Mirador Real Advice Blog
Are Trump’s Tariffs Tariffying?
By Stan Clarke, January 2025
If you are a growth investor focused on Canadian export-dependent industrials, technology, and manufacturing companies then yes, you might be “tariffied” this year. If you are with Mirador, you are invested in a super-well diversified portfolio actively managed for high income and stability, so relax, we have got you covered at Mirador.
As our long-term clients know well, I am not that politically involved. I don’t see the markets as agents for social change, and when politics change, the effect on the markets is often delayed, muted, and difficult to predict.
I find Trump to be a very unpleasant person. I don’t think I would like him if I knew him. I have not spent a great deal of time learning more about him, but I do have some familiarity with his negotiating and business style that I understand is a part of his book “The Art of the Deal”. He tends to come in hard and exaggerated. This allows him to scare the other side into submission (as we are seeing with Canada’s recent border attention), and it allows him to “give-up” some ground without missing his true goal, while making his adversaries feel not totally ripped-off in the end.
For this reason, I tend not to get too keyed-up with what Trump says. I also have seen so many claims and promises by politicians that are well-intentioned, and then when they get into power, they find that their claims and promises might not be as beneficial as they thought, and they renege or dilute-down their promise. Government and international policy, the markets, and economy are more complicated than most high-level politicians think.

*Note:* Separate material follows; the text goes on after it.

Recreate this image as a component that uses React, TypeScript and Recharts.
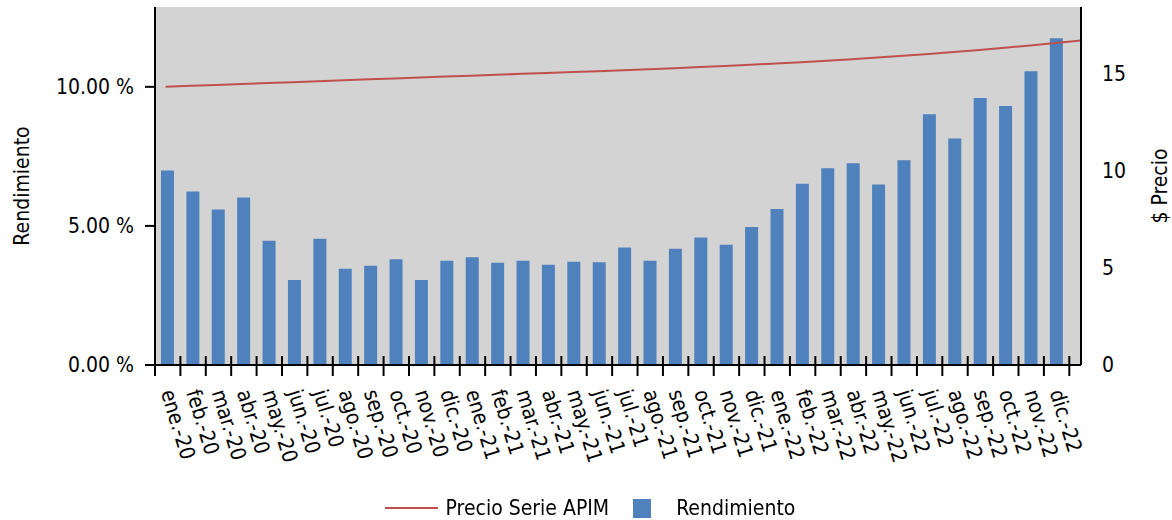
import React from "react";
import {
  ComposedChart,
  Bar,
  Line,
  XAxis,
  YAxis,
  CartesianGrid,
  Legend,
} from "recharts";

const months = [
  "ene.-20", "feb.-20", "mar.-20", "abr.-20", "may.-20", "jun.-20",
  "jul.-20", "ago.-20", "sep.-20", "oct.-20", "nov.-20", "dic.-20",
  "ene.-21", "feb.-21", "mar.-21", "abr.-21", "may.-21", "jun.-21",
  "jul.-21", "ago.-21", "sep.-21", "oct.-21", "nov.-21", "dic.-21",
  "ene.-22", "feb.-22", "mar.-22", "abr.-22", "may.-22", "jun.-22",
  "jul.-22", "ago.-22", "sep.-22", "oct.-22", "nov.-22", "dic.-22",
];

// rendimiento, in percent
const rendimiento = [
  6.99, 6.24, 5.59, 6.02, 4.47, 3.06, 4.54, 3.46, 3.57, 3.8, 3.06, 3.75,
  3.87, 3.68, 3.75, 3.6, 3.71, 3.69, 4.22, 3.75, 4.18, 4.58, 4.32, 4.96,
  5.61, 6.52, 7.07, 7.25, 6.49, 7.36, 9.01, 8.14, 9.6, 9.31, 10.56, 11.75,
];

// precio serie APIM, one reading per month step (37 readings)
const precio = [
  14.32, 14.37, 14.41, 14.46, 14.51, 14.55, 14.6, 14.65, 14.7, 14.74,
  14.79, 14.84, 14.88, 14.93, 14.98, 15.02, 15.07, 15.12, 15.17, 15.22,
  15.27, 15.33, 15.39, 15.45, 15.51, 15.58, 15.65, 15.73, 15.82, 15.91,
  16.0, 16.1, 16.21, 16.32, 16.44, 16.57, 16.7,
];

const leftTicks = [0, 5, 10];
const rightTicks = [0, 5, 10, 15];

const FONT = '"DejaVu Sans Condensed", "DejaVu Sans", sans-serif';
const FS = 21;
const BLUE = "#4F81BD";
const RED = "#C0504D";

// layout
const W = 1172;
const H = 520;
const LEFT_W = 155;
const RIGHT_W = 91;
const PAD_RIGHT = 11.7;
const HALF_BAND = (W - LEFT_W - RIGHT_W - PAD_RIGHT) / months.length / 2;

const barData = months.map((mes, i) => ({ mes, rendimiento: rendimiento[i] }));
const priceData = precio.map((p, i) => ({ m: i, precio: p }));

function MonthTick(props: any) {
  const { x, y, payload, index } = props;
  const ty = y + 25;
  return (
    <g>
      <line x1={x - HALF_BAND} x2={x - HALF_BAND} y1={y - 9} y2={y + 11} stroke="#000" strokeWidth={2} />
      {index === months.length - 1 && (
        <line x1={x + HALF_BAND} x2={x + HALF_BAND} y1={y - 9} y2={y + 11} stroke="#000" strokeWidth={2} />
      )}
      <text
        x={x}
        y={ty}
        dy="0.35em"
        textAnchor="start"
        fontSize={FS}
        fill="#000"
        transform={`rotate(73, ${x}, ${ty})`}
      >
        {payload.value}
      </text>
    </g>
  );
}

function renderLegend() {
  return (
    <div
      style={{
        display: "flex",
        justifyContent: "center",
        alignItems: "center",
        fontFamily: FONT,
        fontSize: FS,
        color: "#000",
        height: 26,
        paddingLeft: 8,
      }}
    >
      <span style={{ display: "inline-block", width: 53, height: 2, background: RED, marginRight: 8 }} />
      <span style={{ marginRight: 24 }}>Precio Serie APIM</span>
      <span style={{ display: "inline-block", width: 18, height: 19, background: BLUE, marginRight: 25 }} />
      <span>Rendimiento</span>
    </div>
  );
}

export default function App() {
  return (
    <div style={{ position: "fixed", left: 0, top: 0, width: W, height: H, fontFamily: FONT, background: "#fff" }}>
      <ComposedChart
        width={W}
        height={H}
        data={barData}
        margin={{ top: 7, right: 0, bottom: 0, left: 0 }}
        barCategoryGap="23.5%"
        style={{ fontFamily: FONT }}
      >
        <CartesianGrid fill="#D3D3D3" stroke="none" horizontal={false} vertical={false} />
        <XAxis
          dataKey="mes"
          height={155}
          interval={0}
          padding={{ left: 0, right: PAD_RIGHT }}
          tickLine={false}
          tickSize={0}
          tickMargin={0}
          axisLine={{ stroke: "#000", strokeWidth: 2 }}
          tick={<MonthTick />}
        />
        <XAxis xAxisId="p" type="number" dataKey="m" domain={[0, 36]} hide padding={{ left: 10.5, right: 0 }} />
        <YAxis
          yAxisId="left"
          width={LEFT_W}
          domain={[0, 12.87]}
          ticks={leftTicks}
          allowDataOverflow
          tickFormatter={(v: number) => `${v.toFixed(2)} %`}
          tick={{ fill: "#000", fontSize: FS }}
          tickSize={10}
          tickMargin={11}
          tickLine={{ stroke: "#000", strokeWidth: 2 }}
          axisLine={{ stroke: "#000", strokeWidth: 2 }}
          label={{
            content: (p: any) => {
              const cy = p.viewBox.y + p.viewBox.height / 2;
              return (
                <text x={22} y={cy} textAnchor="middle" dominantBaseline="central" fontSize={FS} fill="#000" transform={`rotate(-90, 22, ${cy})`}>
                  Rendimiento
                </text>
              );
            },
          }}
        />
        <YAxis
          yAxisId="right"
          orientation="right"
          width={RIGHT_W}
          domain={[0, 18.42]}
          ticks={rightTicks}
          allowDataOverflow
          tick={{ fill: "#000", fontSize: FS, textAnchor: "start" }}
          tickLine={false}
          tickSize={0}
          tickMargin={21}
          axisLine={{ stroke: "#000", strokeWidth: 2 }}
          label={{
            content: (p: any) => {
              const cy = p.viewBox.y + p.viewBox.height / 2;
              const lx = p.viewBox.x + 79;
              return (
                <text x={lx} y={cy} textAnchor="middle" dominantBaseline="central" fontSize={FS} fill="#000" transform={`rotate(-90, ${lx}, ${cy})`}>
                  $ Precio
                </text>
              );
            },
          }}
        />
        <Bar yAxisId="left" dataKey="rendimiento" name="Rendimiento" fill={BLUE} isAnimationActive={false} legendType="square" />
        <Line
          data={priceData}
          xAxisId="p"
          yAxisId="right"
          dataKey="precio"
          name="Precio Serie APIM"
          stroke={RED}
          strokeWidth={2}
          dot={false}
          activeDot={false}
          isAnimationActive={false}
          legendType="line"
        />
        <Legend
          verticalAlign="middle"
          layout="horizontal"
          align="center"
          wrapperStyle={{ top: 495, left: 0, width: W }}
          content={renderLegend}
        />
      </ComposedChart>
    </div>
  );
}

Okay, I am not an economist or an oil and gas expert, but let’s take the oil and gas industry as an example for discussion and thought. I believe that most oil exports from Canada are heavy oil that is sent to mid-western U.S. refineries that are specifically set-up to process this heavy Canadian oil. It is my understanding that they cannot just adjust a couple of dials and start refining light oil. It doesn’t seem likely that they can just flick a switch and start using oil from Oklahoma or Texas. So, if 25% tariffs are applied to Canadian oil imports, it’s likely that much of this cost will be flowed through by the refiner to the consumer in the form of exceptionally high and very inflationary gasoline prices. This result would not be taken well by the truck-driving Trump-voting Americans.
Perhaps where the greatest problems exist is when China is using a country as a backdoor to the U.S. markets. The growth of Chinese manufactured products imported into the U.S. through Mexico is staggering, and I wouldn’t be surprised if it is similar for Canada. Some of the products may be used for illegal drug production. Some are components within Mexican and Canadian goods exported to the states. Some might even just be re-packaged as Mexican or Canadian and then exported. And yes, immigration and drugs are a major problem for the U.S. – major enough for them to deflect the blame and coerce solutions from neighbors.
One might point out the weakness of the Canadian dollar as evidence of tariff troubles, but I would suggest that the Canadian dollar weakness is possibly Trudeau troubles and that the Canadian government has not needed any help from Trump to destroy the Canadian dollar. In fact, Trudeau stepping down did result in a significant albeit short pop-up in the Canadian dollar value. With Trudeau’s recent exit announcement, he has left Canada in an awkward and weak position; facing the Trump administration with no government. This could make the tariffs more tarrifying to fight or counteract. So as always, I stand at attention like a meerkat, watching and ready to pounce to protect our capital and income streams.
The Canadian stock index hit a new high subsequent to Trump’s election win. Since then, it has only declined by around 3% – no more than expected after the nice run it had. The Canadian manufacturing / export sectors have not declined in price greatly since the U.S. election. That being said, the Mirador covered call write model recently recommended Magna, Bombardier, and BRP. Makers and exporters of planes, auto parts and recreational vehicles. I did not select these companies because of my tariff awareness and concern. The risks were not compensated for by the reward relative to other opportunities the model suggested (like oil and gas).
If there was a major concern regarding Trump’s rhetoric, the Canadian stock market would be under more pressure already – it is a leading indicator. The big money would not wait for inauguration. The old saying holds true; buy on rumor – sell on news, or sell on rumor – buy on news, as would be case in the current situation.
Now, with the increased banter about former governor Trudeau and the 51st state of Canada, this could change at any moment and the Canadian sell orders might start to hit the tape. If this happens, we have cash now and we will start buying inverse funds. And if it continues, we will exchange covered write positions for more market protection. But until then, we need to be patient and try not to get too caught-up in all the emotions. We will not put the income stream we are all depending on at undue risk, and we will not move to Greenland so Trump can have Canada 😊.